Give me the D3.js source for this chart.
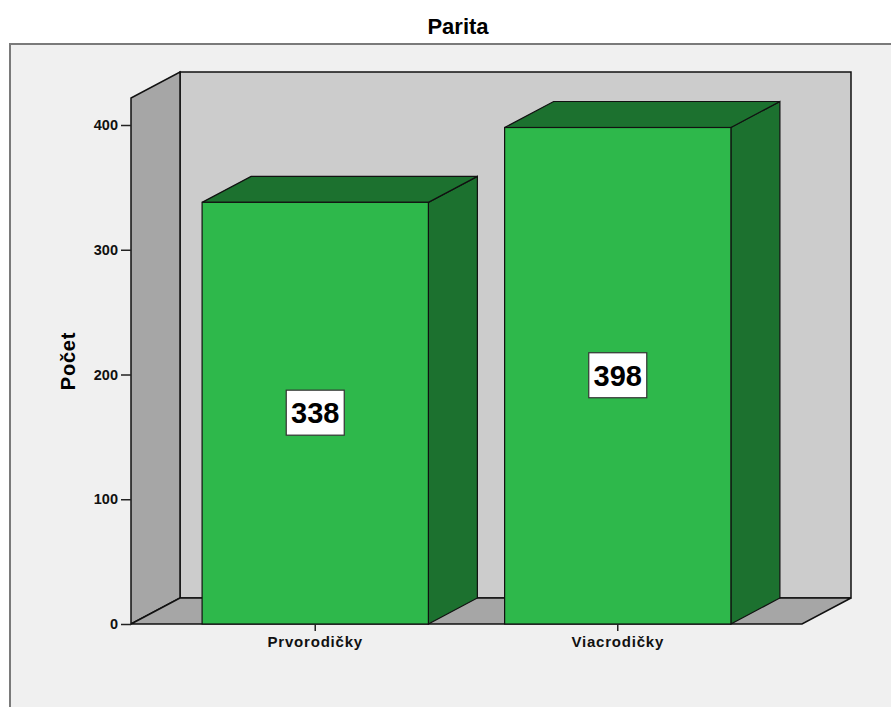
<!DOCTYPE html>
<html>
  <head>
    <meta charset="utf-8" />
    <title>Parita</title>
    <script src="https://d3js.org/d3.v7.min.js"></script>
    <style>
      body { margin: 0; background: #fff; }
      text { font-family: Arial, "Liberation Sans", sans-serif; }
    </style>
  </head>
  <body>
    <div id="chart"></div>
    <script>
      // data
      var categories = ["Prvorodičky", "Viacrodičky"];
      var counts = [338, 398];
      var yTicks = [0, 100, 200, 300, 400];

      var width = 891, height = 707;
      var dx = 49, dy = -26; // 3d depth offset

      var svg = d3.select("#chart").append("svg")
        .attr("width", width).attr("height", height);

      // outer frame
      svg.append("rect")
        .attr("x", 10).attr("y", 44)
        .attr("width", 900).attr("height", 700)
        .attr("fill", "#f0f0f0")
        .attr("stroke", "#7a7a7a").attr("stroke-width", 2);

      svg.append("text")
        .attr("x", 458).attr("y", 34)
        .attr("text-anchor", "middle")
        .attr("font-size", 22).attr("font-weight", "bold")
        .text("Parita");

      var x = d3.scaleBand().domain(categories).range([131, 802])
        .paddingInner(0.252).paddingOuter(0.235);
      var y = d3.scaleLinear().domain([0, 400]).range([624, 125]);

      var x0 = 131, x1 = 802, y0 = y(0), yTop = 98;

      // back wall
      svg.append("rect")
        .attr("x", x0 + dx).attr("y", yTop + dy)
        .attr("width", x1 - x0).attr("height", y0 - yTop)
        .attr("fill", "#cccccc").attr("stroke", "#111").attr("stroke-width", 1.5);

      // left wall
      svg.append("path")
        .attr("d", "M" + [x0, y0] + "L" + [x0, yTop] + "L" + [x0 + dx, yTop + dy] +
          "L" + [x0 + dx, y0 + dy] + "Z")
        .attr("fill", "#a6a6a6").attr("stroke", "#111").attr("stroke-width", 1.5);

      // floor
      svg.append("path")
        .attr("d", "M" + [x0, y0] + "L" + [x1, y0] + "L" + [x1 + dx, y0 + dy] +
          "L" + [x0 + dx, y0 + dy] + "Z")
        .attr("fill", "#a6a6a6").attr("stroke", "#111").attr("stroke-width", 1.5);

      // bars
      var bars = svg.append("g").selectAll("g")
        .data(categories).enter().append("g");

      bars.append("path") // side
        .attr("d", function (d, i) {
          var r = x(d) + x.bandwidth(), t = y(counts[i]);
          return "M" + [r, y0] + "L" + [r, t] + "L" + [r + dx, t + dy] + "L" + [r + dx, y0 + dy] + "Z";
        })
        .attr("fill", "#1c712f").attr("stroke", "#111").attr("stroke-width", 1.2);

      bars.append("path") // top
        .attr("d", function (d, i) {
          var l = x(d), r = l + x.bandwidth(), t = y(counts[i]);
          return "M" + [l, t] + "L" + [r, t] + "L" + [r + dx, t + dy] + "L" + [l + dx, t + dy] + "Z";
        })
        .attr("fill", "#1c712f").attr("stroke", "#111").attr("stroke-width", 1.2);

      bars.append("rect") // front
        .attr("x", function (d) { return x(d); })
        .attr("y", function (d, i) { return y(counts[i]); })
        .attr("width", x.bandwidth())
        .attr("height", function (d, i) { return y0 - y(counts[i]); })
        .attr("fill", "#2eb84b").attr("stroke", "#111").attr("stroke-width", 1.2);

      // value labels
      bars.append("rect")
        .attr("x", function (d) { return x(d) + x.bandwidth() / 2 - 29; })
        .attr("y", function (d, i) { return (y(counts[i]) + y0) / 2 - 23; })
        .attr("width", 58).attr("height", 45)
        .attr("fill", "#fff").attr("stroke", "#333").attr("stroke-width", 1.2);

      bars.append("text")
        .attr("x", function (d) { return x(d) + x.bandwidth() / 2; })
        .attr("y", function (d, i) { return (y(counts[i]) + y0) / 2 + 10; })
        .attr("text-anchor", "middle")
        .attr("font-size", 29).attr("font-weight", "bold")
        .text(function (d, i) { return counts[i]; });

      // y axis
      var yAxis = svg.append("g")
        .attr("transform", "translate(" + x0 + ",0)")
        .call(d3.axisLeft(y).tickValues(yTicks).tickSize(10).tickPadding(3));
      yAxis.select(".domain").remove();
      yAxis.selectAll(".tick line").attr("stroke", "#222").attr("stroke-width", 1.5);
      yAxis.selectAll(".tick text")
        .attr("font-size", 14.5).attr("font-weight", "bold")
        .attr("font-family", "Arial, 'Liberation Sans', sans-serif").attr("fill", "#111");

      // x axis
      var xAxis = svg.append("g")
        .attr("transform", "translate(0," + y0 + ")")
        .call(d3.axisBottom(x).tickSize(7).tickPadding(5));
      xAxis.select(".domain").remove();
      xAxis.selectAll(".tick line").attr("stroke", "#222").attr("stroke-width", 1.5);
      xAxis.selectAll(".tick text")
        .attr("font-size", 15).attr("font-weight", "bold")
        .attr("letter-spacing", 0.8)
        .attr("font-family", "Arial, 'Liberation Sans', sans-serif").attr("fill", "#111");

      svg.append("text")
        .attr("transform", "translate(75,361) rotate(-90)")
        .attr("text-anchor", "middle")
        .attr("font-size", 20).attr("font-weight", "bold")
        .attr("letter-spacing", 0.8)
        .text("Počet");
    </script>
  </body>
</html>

* EXERCISE GOAL:
Exactly as they appear, print the lines of the listing above from its first line through the line that contains "var y = d3.scaleLinear().domain([0, 400]).range([624, 125]);", minus the pictures.

* FINISHED EXERCISE:
Give me the D3.js source for this chart.
<!DOCTYPE html>
<html>
  <head>
    <meta charset="utf-8" />
    <title>Parita</title>
    <script src="https://d3js.org/d3.v7.min.js"></script>
    <style>
      body { margin: 0; background: #fff; }
      text { font-family: Arial, "Liberation Sans", sans-serif; }
    </style>
  </head>
  <body>
    <div id="chart"></div>
    <script>
      // data
      var categories = ["Prvorodičky", "Viacrodičky"];
      var counts = [338, 398];
      var yTicks = [0, 100, 200, 300, 400];

      var width = 891, height = 707;
      var dx = 49, dy = -26; // 3d depth offset

      var svg = d3.select("#chart").append("svg")
        .attr("width", width).attr("height", height);

      // outer frame
      svg.append("rect")
        .attr("x", 10).attr("y", 44)
        .attr("width", 900).attr("height", 700)
        .attr("fill", "#f0f0f0")
        .attr("stroke", "#7a7a7a").attr("stroke-width", 2);

      svg.append("text")
        .attr("x", 458).attr("y", 34)
        .attr("text-anchor", "middle")
        .attr("font-size", 22).attr("font-weight", "bold")
        .text("Parita");

      var x = d3.scaleBand().domain(categories).range([131, 802])
        .paddingInner(0.252).paddingOuter(0.235);
      var y = d3.scaleLinear().domain([0, 400]).range([624, 125]);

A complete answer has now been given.